_Directions for this task_: Write out the listing below in full and exactly, leaving out every picture.

_Supplied information_:
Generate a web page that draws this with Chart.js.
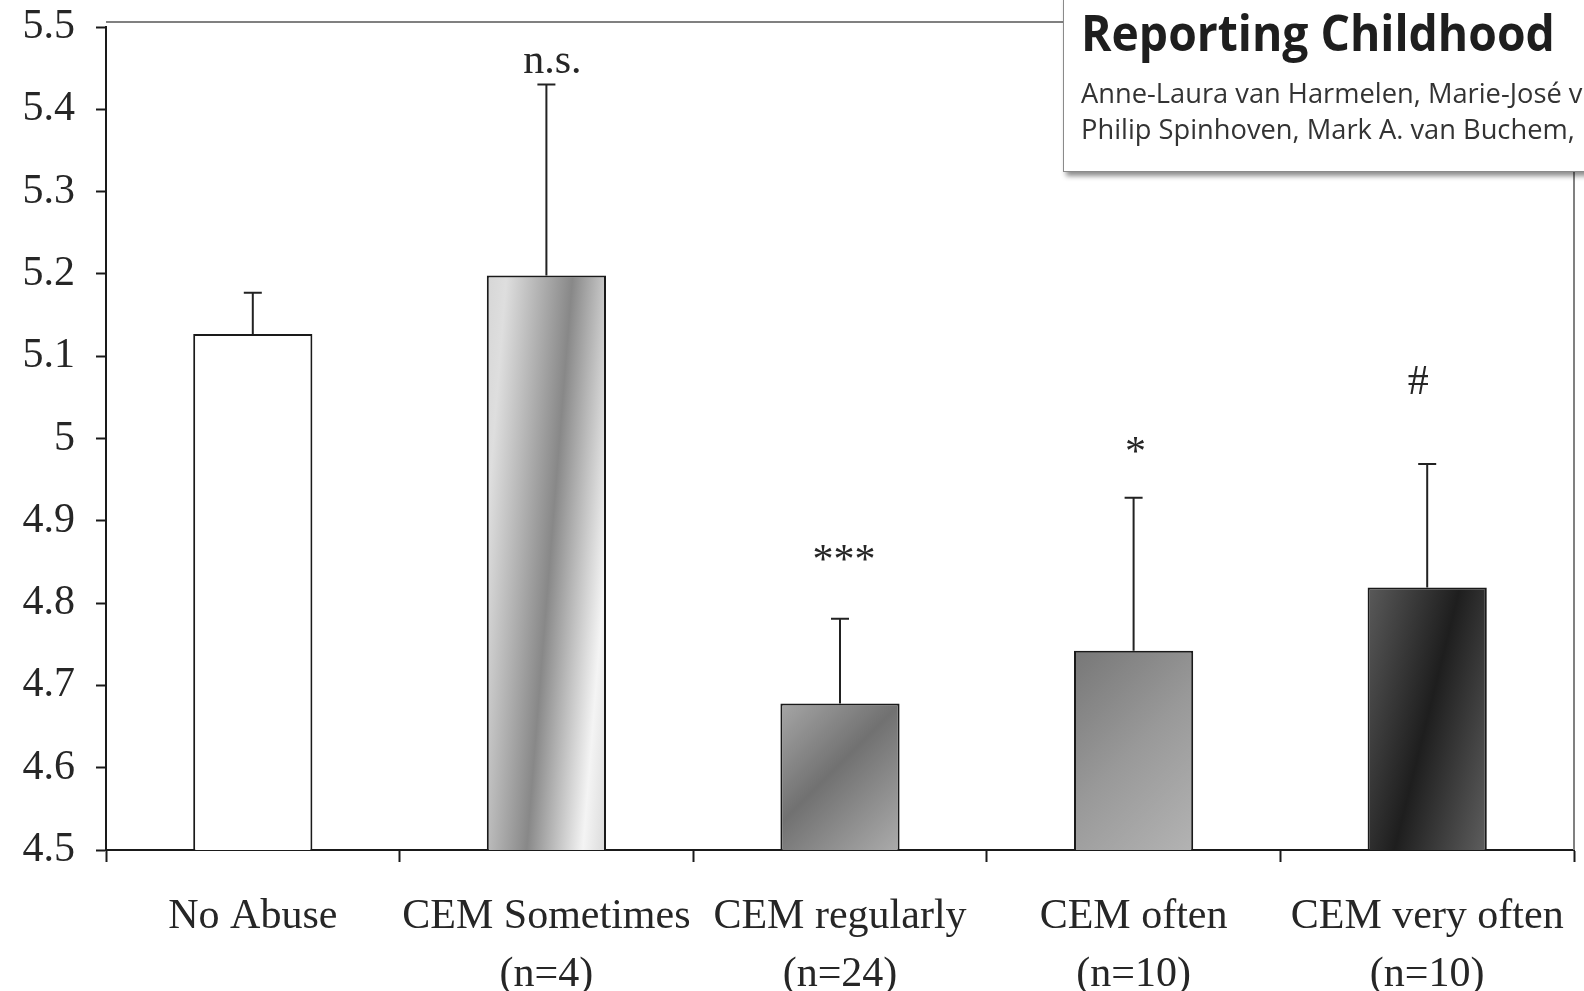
<!DOCTYPE html>
<html>
<head>
<meta charset="utf-8">
<script src="https://cdn.jsdelivr.net/npm/chart.js@4/dist/chart.umd.min.js"></script>
<style>
  html, body { margin:0; padding:0; background:#fff; width:1584px; height:991px; overflow:hidden; }
  #wrap { position:relative; width:1584px; height:991px; }
  #c { position:absolute; left:0; top:0; }
  #box { position:absolute; left:1063px; top:-4px; width:560px; height:174px; background:#fff;
         border:1px solid #8a8a8a; box-shadow: 3px 4px 5px rgba(0,0,0,0.45); overflow:hidden; }
  #title { position:absolute; left:17px; top:1px; font-family:'Open Sans'; font-weight:700; font-size:50px;
           color:#1e1e1e; white-space:nowrap; transform-origin:0 0; transform:scaleX(0.925); }
  .auth { position:absolute; left:17px; font-family:'Open Sans'; font-size:27px; color:#333;
          white-space:nowrap; transform-origin:0 0; transform:scaleX(1.01); }
</style>
</head>
<body>
<div id="wrap">
  <canvas id="c" width="1584" height="991"></canvas>
  <div id="box">
    <div id="title">Reporting Childhood</div>
    <div class="auth" style="top:77px">Anne-Laura van Harmelen, Marie-José v</div>
    <div class="auth" style="top:113px">Philip Spinhoven, Mark A. van Buchem,</div>
  </div>
</div>
<script>
// ---- data ----
const categories = [["No Abuse"], ["CEM Sometimes", "(n=4)"], ["CEM regularly", "(n=24)"], ["CEM often", "(n=10)"], ["CEM very often", "(n=10)"]];
const means = [5.127, 5.198, 4.678, 4.742, 4.819];
const errors = [0.050, 0.232, 0.103, 0.186, 0.150];
const annotations = ["", "n.s.", "***", "*", "#"];
const annotationY = [null, 5.4435, 4.8366, 4.968, 5.054];
const yTickValues = [4.5, 4.6, 4.7, 4.8, 4.9, 5.0, 5.1, 5.2, 5.3, 5.4, 5.5];
const yTickLabels = ["4.5", "4.6", "4.7", "4.8", "4.9", "5", "5.1", "5.2", "5.3", "5.4", "5.5"];

// ---- styles ----
const barPct = 0.406;
const annotationDx = [0, 6, 4, 2, -9];
const fillStyles = [
  null,
  { dir: [1, 0.08], stops: [[0, '#d6d6d6'], [0.12, '#dedede'], [0.52, '#888888'], [0.86, '#f4f4f4'], [1, '#dadada']] },
  { dir: [1, 1], stops: [[0, '#a6a6a6'], [0.45, '#717171'], [1, '#ababab']] },
  { dir: [1, 1], stops: [[0, '#777777'], [0.5, '#999999'], [1, '#b3b3b3']] },
  { dir: [1, 0.25], stops: [[0, '#5a5a5a'], [0.5, '#1e1e1e'], [1, '#5e5e5e']] }
];
const serif = "'Liberation Serif', 'Times New Roman', serif";
const textColor = '#262626';

function barFill(ctx) {
  const chart = ctx.chart;
  const i = ctx.dataIndex;
  const st = fillStyles[i];
  if (!st || !chart.chartArea) return '#ffffff';
  const xs = chart.scales.x, ys = chart.scales.y;
  const cx = xs.getPixelForValue(i);
  const w = xs.width / categories.length * barPct;
  const x0 = cx - w / 2;
  const y0 = ys.getPixelForValue(means[i]), y1 = ys.bottom;
  const h = y1 - y0;
  const [dx, dy] = st.dir;
  const len = Math.hypot(dx, dy);
  const ux = dx / len, uy = dy / len;
  const span = w * ux + h * uy;
  const g = chart.ctx.createLinearGradient(x0, y0, x0 + ux * span, y0 + uy * span);
  st.stops.forEach(s => g.addColorStop(s[0], s[1]));
  return g;
}

const extrasPlugin = {
  id: 'extras',
  afterDatasetsDraw(chart) {
    const c = chart.ctx, ys = chart.scales.y, ca = chart.chartArea;
    const meta = chart.getDatasetMeta(0);
    c.save();
    // frame (top + right)
    c.strokeStyle = '#808080';
    c.lineWidth = 2;
    c.beginPath();
    c.moveTo(ca.left, ca.top - 5);
    c.lineTo(ca.right, ca.top - 5);
    c.moveTo(ca.right, ca.top - 5);
    c.lineTo(ca.right, ca.bottom);
    c.stroke();
    // error bars
    c.strokeStyle = '#222';
    c.lineWidth = 2;
    meta.data.forEach((el, i) => {
      const yt = ys.getPixelForValue(means[i] + errors[i]);
      c.beginPath();
      c.moveTo(el.x, el.y);
      c.lineTo(el.x, yt);
      c.moveTo(el.x - 9, yt);
      c.lineTo(el.x + 9, yt);
      c.stroke();
    });
    // annotations
    c.fillStyle = textColor;
    c.font = '42px ' + serif;
    c.textAlign = 'center';
    c.textBaseline = 'alphabetic';
    meta.data.forEach((el, i) => {
      if (!annotations[i]) return;
      c.fillText(annotations[i], el.x + annotationDx[i], ys.getPixelForValue(annotationY[i]));
    });
    c.restore();
  }
};

new Chart(document.getElementById('c'), {
  type: 'bar',
  data: {
    labels: categories,
    datasets: [{
      data: means,
      backgroundColor: barFill,
      borderColor: '#1a1a1a',
      borderWidth: 2,
      borderSkipped: 'bottom',
      barPercentage: barPct,
      categoryPercentage: 1.0
    }]
  },
  options: {
    responsive: false,
    animation: false,
    devicePixelRatio: 1,
    layout: { padding: { top: 27, right: 10, left: 0, bottom: 0 } },
    plugins: { legend: { display: false }, tooltip: { enabled: false }, title: { display: false } },
    scales: {
      x: {
        offset: true,
        grid: { offset: true, drawOnChartArea: false, drawTicks: true, tickLength: 12, tickColor: '#1a1a1a', tickWidth: 2 },
        border: { display: true, color: '#1a1a1a', width: 2 },
        ticks: { font: { family: serif, size: 42, lineHeight: 1.38 }, color: textColor, padding: 26, maxRotation: 0, autoSkip: false },
        afterFit(s) { s.height = 141; s.paddingLeft = 0; s.paddingRight = 0; }
      },
      y: {
        min: 4.5, max: 5.5,
        afterBuildTicks(s) { s.ticks = yTickValues.map(v => ({ value: v })); },
        grid: { drawOnChartArea: false, drawTicks: true, tickLength: 10, tickColor: '#1a1a1a', tickWidth: 2 },
        border: { display: true, color: '#1a1a1a', width: 2 },
        ticks: {
          font: { family: serif, size: 42 }, color: textColor, padding: 21,
          callback(v, idx) { return yTickLabels[idx]; }
        },
        afterFit(s) { s.width = 106; s.paddingTop = 0; s.paddingBottom = 0; }
      }
    }
  },
  plugins: [extrasPlugin]
});
</script>
</body>
</html>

_Solution below_:
Generate a web page that draws this with Chart.js.
<!DOCTYPE html>
<html>
<head>
<meta charset="utf-8">
<script src="https://cdn.jsdelivr.net/npm/chart.js@4/dist/chart.umd.min.js"></script>
<style>
  html, body { margin:0; padding:0; background:#fff; width:1584px; height:991px; overflow:hidden; }
  #wrap { position:relative; width:1584px; height:991px; }
  #c { position:absolute; left:0; top:0; }
  #box { position:absolute; left:1063px; top:-4px; width:560px; height:174px; background:#fff;
         border:1px solid #8a8a8a; box-shadow: 3px 4px 5px rgba(0,0,0,0.45); overflow:hidden; }
  #title { position:absolute; left:17px; top:1px; font-family:'Open Sans'; font-weight:700; font-size:50px;
           color:#1e1e1e; white-space:nowrap; transform-origin:0 0; transform:scaleX(0.925); }
  .auth { position:absolute; left:17px; font-family:'Open Sans'; font-size:27px; color:#333;
          white-space:nowrap; transform-origin:0 0; transform:scaleX(1.01); }
</style>
</head>
<body>
<div id="wrap">
  <canvas id="c" width="1584" height="991"></canvas>
  <div id="box">
    <div id="title">Reporting Childhood</div>
    <div class="auth" style="top:77px">Anne-Laura van Harmelen, Marie-José v</div>
    <div class="auth" style="top:113px">Philip Spinhoven, Mark A. van Buchem,</div>
  </div>
</div>
<script>
// ---- data ----
const categories = [["No Abuse"], ["CEM Sometimes", "(n=4)"], ["CEM regularly", "(n=24)"], ["CEM often", "(n=10)"], ["CEM very often", "(n=10)"]];
const means = [5.127, 5.198, 4.678, 4.742, 4.819];
const errors = [0.050, 0.232, 0.103, 0.186, 0.150];
const annotations = ["", "n.s.", "***", "*", "#"];
const annotationY = [null, 5.4435, 4.8366, 4.968, 5.054];
const yTickValues = [4.5, 4.6, 4.7, 4.8, 4.9, 5.0, 5.1, 5.2, 5.3, 5.4, 5.5];
const yTickLabels = ["4.5", "4.6", "4.7", "4.8", "4.9", "5", "5.1", "5.2", "5.3", "5.4", "5.5"];

// ---- styles ----
const barPct = 0.406;
const annotationDx = [0, 6, 4, 2, -9];
const fillStyles = [
  null,
  { dir: [1, 0.08], stops: [[0, '#d6d6d6'], [0.12, '#dedede'], [0.52, '#888888'], [0.86, '#f4f4f4'], [1, '#dadada']] },
  { dir: [1, 1], stops: [[0, '#a6a6a6'], [0.45, '#717171'], [1, '#ababab']] },
  { dir: [1, 1], stops: [[0, '#777777'], [0.5, '#999999'], [1, '#b3b3b3']] },
  { dir: [1, 0.25], stops: [[0, '#5a5a5a'], [0.5, '#1e1e1e'], [1, '#5e5e5e']] }
];
const serif = "'Liberation Serif', 'Times New Roman', serif";
const textColor = '#262626';

function barFill(ctx) {
  const chart = ctx.chart;
  const i = ctx.dataIndex;
  const st = fillStyles[i];
  if (!st || !chart.chartArea) return '#ffffff';
  const xs = chart.scales.x, ys = chart.scales.y;
  const cx = xs.getPixelForValue(i);
  const w = xs.width / categories.length * barPct;
  const x0 = cx - w / 2;
  const y0 = ys.getPixelForValue(means[i]), y1 = ys.bottom;
  const h = y1 - y0;
  const [dx, dy] = st.dir;
  const len = Math.hypot(dx, dy);
  const ux = dx / len, uy = dy / len;
  const span = w * ux + h * uy;
  const g = chart.ctx.createLinearGradient(x0, y0, x0 + ux * span, y0 + uy * span);
  st.stops.forEach(s => g.addColorStop(s[0], s[1]));
  return g;
}

const extrasPlugin = {
  id: 'extras',
  afterDatasetsDraw(chart) {
    const c = chart.ctx, ys = chart.scales.y, ca = chart.chartArea;
    const meta = chart.getDatasetMeta(0);
    c.save();
    // frame (top + right)
    c.strokeStyle = '#808080';
    c.lineWidth = 2;
    c.beginPath();
    c.moveTo(ca.left, ca.top - 5);
    c.lineTo(ca.right, ca.top - 5);
    c.moveTo(ca.right, ca.top - 5);
    c.lineTo(ca.right, ca.bottom);
    c.stroke();
    // error bars
    c.strokeStyle = '#222';
    c.lineWidth = 2;
    meta.data.forEach((el, i) => {
      const yt = ys.getPixelForValue(means[i] + errors[i]);
      c.beginPath();
      c.moveTo(el.x, el.y);
      c.lineTo(el.x, yt);
      c.moveTo(el.x - 9, yt);
      c.lineTo(el.x + 9, yt);
      c.stroke();
    });
    // annotations
    c.fillStyle = textColor;
    c.font = '42px ' + serif;
    c.textAlign = 'center';
    c.textBaseline = 'alphabetic';
    meta.data.forEach((el, i) => {
      if (!annotations[i]) return;
      c.fillText(annotations[i], el.x + annotationDx[i], ys.getPixelForValue(annotationY[i]));
    });
    c.restore();
  }
};

new Chart(document.getElementById('c'), {
  type: 'bar',
  data: {
    labels: categories,
    datasets: [{
      data: means,
      backgroundColor: barFill,
      borderColor: '#1a1a1a',
      borderWidth: 2,
      borderSkipped: 'bottom',
      barPercentage: barPct,
      categoryPercentage: 1.0
    }]
  },
  options: {
    responsive: false,
    animation: false,
    devicePixelRatio: 1,
    layout: { padding: { top: 27, right: 10, left: 0, bottom: 0 } },
    plugins: { legend: { display: false }, tooltip: { enabled: false }, title: { display: false } },
    scales: {
      x: {
        offset: true,
        grid: { offset: true, drawOnChartArea: false, drawTicks: true, tickLength: 12, tickColor: '#1a1a1a', tickWidth: 2 },
        border: { display: true, color: '#1a1a1a', width: 2 },
        ticks: { font: { family: serif, size: 42, lineHeight: 1.38 }, color: textColor, padding: 26, maxRotation: 0, autoSkip: false },
        afterFit(s) { s.height = 141; s.paddingLeft = 0; s.paddingRight = 0; }
      },
      y: {
        min: 4.5, max: 5.5,
        afterBuildTicks(s) { s.ticks = yTickValues.map(v => ({ value: v })); },
        grid: { drawOnChartArea: false, drawTicks: true, tickLength: 10, tickColor: '#1a1a1a', tickWidth: 2 },
        border: { display: true, color: '#1a1a1a', width: 2 },
        ticks: {
          font: { family: serif, size: 42 }, color: textColor, padding: 21,
          callback(v, idx) { return yTickLabels[idx]; }
        },
        afterFit(s) { s.width = 106; s.paddingTop = 0; s.paddingBottom = 0; }
      }
    }
  },
  plugins: [extrasPlugin]
});
</script>
</body>
</html>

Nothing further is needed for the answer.